Il fut un temps où CDPQ, l’un des plus grands gestionnaires de fonds institutionnels au monde, donnait sa priorité aux GPs pour investir dans le private equity. Aujourd’hui, la méthode a changé, CDPQ préférant accompagner les groupes et leurs dirigeants avec ses propres équipes. Explications avec Stéphane Etroy, premier vice-président et chef des placements privés pour la Caisse.

Décideurs. De plus en plus visible sur le marché du non-coté en France, CDPQ reste un acteur encore assez méconnu. Quelles sont les caractéristiques de l’investisseur institutionnel canadien ?

Stéphane Etroy. CDPQ est le deuxième gestionnaire de fonds institutionnel du Canada, et le premier au Québec, avec 310 milliards de dollars canadiens sous gestion. Nous privilégions aujourd’hui le déploiement de capital et la construction d’un portefeuille d’actifs privés de qualité pouvant générer de la valeur à long terme.

La part de l’allocation de nos actifs globaux aux classes d’actifs moins liquides (immobilier, infrastructures, private equity) est en nette progression. Ces métiers ont des avantages qui nous semblent essentiels : la proximité des opérations permettant de créer de la valeur et générer des retours intéressants dans la durée.

Justement, votre présence semble croissante sur le marché du private equity, notamment en France. Vous aviez commencé par investir dans les levées de fonds des sociétés de gestion, pour ensuite investir à leurs côtés. Aujourd’hui, vous donnez la priorité aux investissements en direct. Cette stratégie a-t-elle vocation à perdurer ?

Depuis cinq ans, la stratégie de la Caisse dans le private equity, comme celle de ses pairs fonds de pension, a suivi deux mouvements. Le premier, déjà évoqué, correspond à l’augmentation de la part des actifs moins liquides dans notre allocation de portefeuille global. Et le second est relatif à la montée en puissance du private equity au sein des moins liquides. Le private equity est une classe d’actifs importante pour nous car son marché adressable est très large : on peut regarder de nombreux pays, secteurs d’activités ou tailles d’entreprises.

Auparavant, nous avions un raisonnement standard : le capital-investissement génère des retours certes très intéressants mais adossés à un risque assez élevé, il faut donc passer par des professionnels du private equity.
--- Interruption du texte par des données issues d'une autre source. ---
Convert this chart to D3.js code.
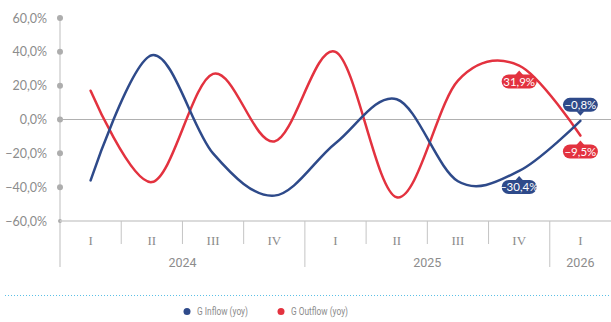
<!DOCTYPE html>
<html>
<head>
<meta charset="utf-8">
<script src="https://cdn.jsdelivr.net/npm/d3@7"></script>
<style>
  body { margin: 0; background: #fff; }
  svg { display: block; }
</style>
</head>
<body>
<div id="root"></div>
<script>
var quarters = ["I", "II", "III", "IV", "I", "II", "III", "IV", "I"];
var years = ["2024", "2025", "2026"];
var yearOf = [0, 0, 0, 0, 1, 1, 1, 1, 2];
var inflow = [-36, 38, -20, -45, -14, 12, -36.5, -30.4, -0.8];
var outflow = [17, -37, 27, -13, 40, -46, 23, 31.9, -9.5];
var yTicks = [-60, -40, -20, 0, 20, 40, 60];
var seriesNames = ["G Inflow (yoy)", "G Outflow (yoy)"];
var colors = ["#2e4a8a", "#e3323f"];

var W = 611, H = 322;
var svg = d3.select("#root").append("svg").attr("width", W).attr("height", H);

var x = d3.scaleBand().domain(d3.range(quarters.length)).range([60, 611]);
var y = d3.scaleLinear().domain([-60, 60]).range([221, 18]);
var cx = function (i) { return x(i) + x.bandwidth() / 2; };

var loc = d3.formatLocale({decimal: ",", thousands: ".", grouping: [3], currency: ["", "€"]});
var fmt = function (v) { return loc.format(".1f")(v) + "%"; };

// y axis
svg.append("line").attr("x1", 60).attr("x2", 60).attr("y1", y(60)).attr("y2", 267)
  .attr("stroke", "#bdbdbd").attr("stroke-width", 1);

var yAxis = svg.append("g").attr("transform", "translate(47,0)")
  .call(d3.axisLeft(y).tickValues(yTicks).tickSize(0).tickPadding(0).tickFormat(fmt));
yAxis.select(".domain").remove();
yAxis.selectAll("text").attr("fill", "#8c8c8c").style("font-family", "Lato, sans-serif").style("font-size", "12.5px");

svg.selectAll("circle.tick-dot").data(yTicks).enter().append("circle")
  .attr("class", "tick-dot")
  .attr("cx", 60).attr("cy", function (d) { return y(d); })
  .attr("r", function (d) { return d === -60 ? 2 : 3; })
  .attr("fill", "#adadad");

// zero line and base line
svg.append("line").attr("x1", 60).attr("x2", W).attr("y1", y(0)).attr("y2", y(0))
  .attr("stroke", "#b0b0b0").attr("stroke-width", 1);
svg.append("line").attr("x1", 60).attr("x2", W).attr("y1", y(-60)).attr("y2", y(-60))
  .attr("stroke", "#cfcfcf").attr("stroke-width", 1.6);

// x axis: quarter dividers and year dividers
var bounds = d3.range(1, quarters.length);
svg.selectAll("line.qdiv").data(bounds).enter().append("line")
  .attr("class", "qdiv")
  .attr("x1", function (i) { return x(i); }).attr("x2", function (i) { return x(i); })
  .attr("y1", y(-60)).attr("y2", function (i) { return yearOf[i] !== yearOf[i - 1] ? 267 : 244; })
  .attr("stroke", "#c4c4c4").attr("stroke-width", 1);

svg.selectAll("text.q").data(quarters).enter().append("text")
  .attr("class", "q")
  .attr("x", function (d, i) { return cx(i); })
  .attr("y", 245)
  .attr("text-anchor", "middle")
  .attr("fill", "#8c8c8c")
  .style("font-family", "'Liberation Serif', serif").style("font-size", "13px")
  .text(function (d) { return d; });

svg.selectAll("text.yr").data(years).enter().append("text")
  .attr("class", "yr")
  .attr("x", function (d, k) {
    var idx = d3.range(quarters.length).filter(function (i) { return yearOf[i] === k; });
    return (x(idx[0]) + x(idx[idx.length - 1]) + x.bandwidth()) / 2;
  })
  .attr("y", 267)
  .attr("text-anchor", "middle")
  .attr("fill", "#8c8c8c")
  .style("font-family", "Roboto, sans-serif").style("font-size", "12.5px")
  .text(function (d) { return d; });

// lines
var line = d3.line()
  .x(function (d, i) { return cx(i); })
  .y(function (d) { return y(d); })
  .curve(d3.curveCardinal.tension(0));

[outflow, inflow].forEach(function (s, k) {
  svg.append("path").datum(s)
    .attr("d", line)
    .attr("fill", "none")
    .attr("stroke", colors[1 - k])
    .attr("stroke-width", 2.5)
    .attr("stroke-linecap", "round");
});

// value labels on last two points
var labels = [
  {s: 1, i: 7, pos: "below"},
  {s: 0, i: 7, pos: "below"},
  {s: 0, i: 8, pos: "above"},
  {s: 1, i: 8, pos: "below"}
];
var seriesData = [inflow, outflow];
labels.forEach(function (l) {
  var v = seriesData[l.s][l.i];
  var px = cx(l.i), py = y(v);
  var bw = 35, bh = 14, gap = 5, tri = 4;
  var g = svg.append("g");
  var top, tipY, baseY;
  if (l.pos === "below") {
    top = py + gap + tri;
    tipY = py + gap;
    baseY = top + 0.5;
  } else {
    top = py - gap - tri - bh;
    tipY = py - gap;
    baseY = top + bh - 0.5;
  }
  g.append("rect").attr("x", px - bw / 2).attr("y", top).attr("width", bw).attr("height", bh)
    .attr("rx", 7).attr("fill", colors[l.s]);
  g.append("path")
    .attr("d", "M" + (px - tri) + "," + baseY + "L" + px + "," + tipY + "L" + (px + tri) + "," + baseY + "Z")
    .attr("fill", colors[l.s]);
  g.append("text").attr("x", px).attr("y", top + bh / 2 + 4)
    .attr("text-anchor", "middle").attr("fill", "#fff")
    .style("font-family", "Lato, sans-serif").style("font-size", "11.5px")
    .text(fmt(v));
});

// dotted separator
svg.append("line").attr("x1", 5).attr("x2", W).attr("y1", 295.5).attr("y2", 295.5)
  .attr("stroke", "#5bc0e6").attr("stroke-width", 1).attr("stroke-dasharray", "1,2");

// legend
var legX = [187, 281];
seriesNames.forEach(function (n, k) {
  svg.append("circle").attr("cx", legX[k]).attr("cy", 311.5).attr("r", 3.5).attr("fill", colors[k]);
  svg.append("text").attr("x", legX[k] + 10).attr("y", 315)
    .attr("fill", "#8c8c8c")
    .style("font-family", "Roboto, sans-serif").style("font-size", "10px")
    .attr("textLength", k === 0 ? 51 : 57).attr("lengthAdjust", "spacingAndGlyphs")
    .text(n);
});
</script>
</body>
</html>
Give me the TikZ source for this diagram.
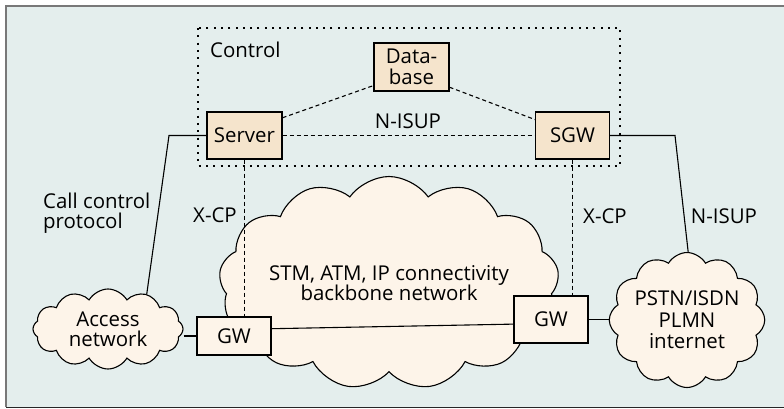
\documentclass[tikz,border=0pt]{standalone}
\usepackage{fontspec}
\setmainfont{Open Sans}
\usetikzlibrary{shapes.symbols}
\definecolor{panel}{RGB}{228,238,237}
\definecolor{unitfill}{RGB}{245,228,204}
\definecolor{netfill}{RGB}{253,244,233}
\definecolor{framegray}{RGB}{120,120,120}
\tikzset{
  unit/.style={draw=black, line width=1.1bp, fill=unitfill, inner sep=0pt, align=center},
  gwbox/.style={draw=black, line width=1.1bp, fill=netfill, inner sep=0pt, minimum width=74bp},
  net/.style={cloud, cloud ignores aspect, draw=black, line width=1.1bp, fill=netfill, inner sep=0pt, align=center},
  link/.style={line width=1.1bp},
  dlink/.style={line width=1.1bp, dash pattern=on 4bp off 3bp},
  lbl/.style={inner sep=0pt, align=left}
}
\begin{document}
\begin{tikzpicture}[x=1bp, y=-1bp, font=\fontsize{20.5}{20.5}\selectfont]
\useasboundingbox (0,0) rectangle (784,408);
% panel
\fill[panel] (6,6) rectangle (784,408);
\draw[framegray, line width=1.6bp] (784,6) -- (6,6) -- (6,407.2);
\draw[black!85, line width=1.4bp] (6,407.2) -- (784,407.2);

% control domain
\draw[line width=1.4bp, dash pattern=on 2bp off 5.3bp] (198,28) rectangle (620,166);
\node[lbl, anchor=west] (ctl) at (210,50) {Control};

% networks
\node[net, cloud puffs=13, cloud puff arc=110, minimum width=340bp, minimum height=213bp] (core) at (389,283) {STM, ATM, IP connectivity\\backbone network};
\node[net, cloud puffs=12, cloud puff arc=120, minimum width=150bp, minimum height=80bp] (acc) at (108,329) {Access\\network};
\node[net, cloud puffs=12, cloud puff arc=120, minimum width=148bp, minimum height=135bp] (pstn) at (687,320) {PSTN/ISDN\\[1bp]PLMN\\[1bp]internet};

% control units
\node[unit, minimum width=75bp, minimum height=48bp] (db) at (411.5,67) {Data-\\base};
\node[unit, minimum width=75bp, minimum height=47bp] (server) at (244.5,135.5) {Server};
\node[unit, minimum width=74bp, minimum height=47bp] (sgw) at (572.5,135.5) {SGW};

% gateways
\node[gwbox, minimum height=38bp] (gw1) at (234,336) {GW};
\node[gwbox, minimum height=47bp] (gw2) at (551,319.5) {GW};

% signalling inside the control domain
\draw[dlink] (server.east) -- (sgw.west);
\draw[dlink] (server.25) -- (db.206);
\draw[dlink] (db.-28) -- (sgw.157);
\node[lbl] (nisup) at (408,121) {N-ISUP};

% gateway control
\draw[dlink] (server.south) -- (server.south |- gw1.north);
\draw[dlink] (sgw.south) -- (sgw.south |- gw2.north);
\node[lbl] (xcp1) at (215,215) {X-CP};
\node[lbl] (xcp2) at (605,216) {X-CP};

% call control and external signalling
\coordinate (bendL) at (169,135.5);
\coordinate (bendR) at (675,135.5);
\draw[link] (server.west) -- (bendL) -- (acc.42);
\draw[link] (sgw.east) -- (bendR) -- (pstn.89);
\node[lbl, anchor=west] (ccp) at (43,213) {Call control\\protocol};
\node[lbl] (nisup2) at (724,216) {N-ISUP};

% bearer path
\draw[link] (acc.east |- gw1.west) -- (gw1.west);
\draw[link] (gw1.11) -- (gw2.187);
\draw[link] (gw2.east) -- (gw2.east -| pstn.west);
\end{tikzpicture}
\end{document}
Cela a rendu le marché très “intermédié” avec beaucoup de management fees & promote versés aux fonds. Pour des investisseurs comme CDPQ, ces frais versés aux GPs sont significatifs. La plupart des LPs plus petits que nous font le même constat mais n’ont pas beaucoup d’autres solutions que de passer par les GPs, et de co-investir à leurs côtés lorsque ces derniers le proposent. Seule une petite dizaine de fonds de pension ou fonds souverains ont atteint la taille critique suffisante pour investir en direct.

Le private equity est l’une des classes d’actifs que nous privilégions dans la construction de portefeuille de nos déposants

Compte tenu de notre exposition croissante au PE – en cinq ans, nous sommes passés de 8 % à 14 % d’allocation PE au sein de notre portefeuille global – nous devions nous poser la question de la réduction des frais grâce à la création d’équipes d’investissement direct.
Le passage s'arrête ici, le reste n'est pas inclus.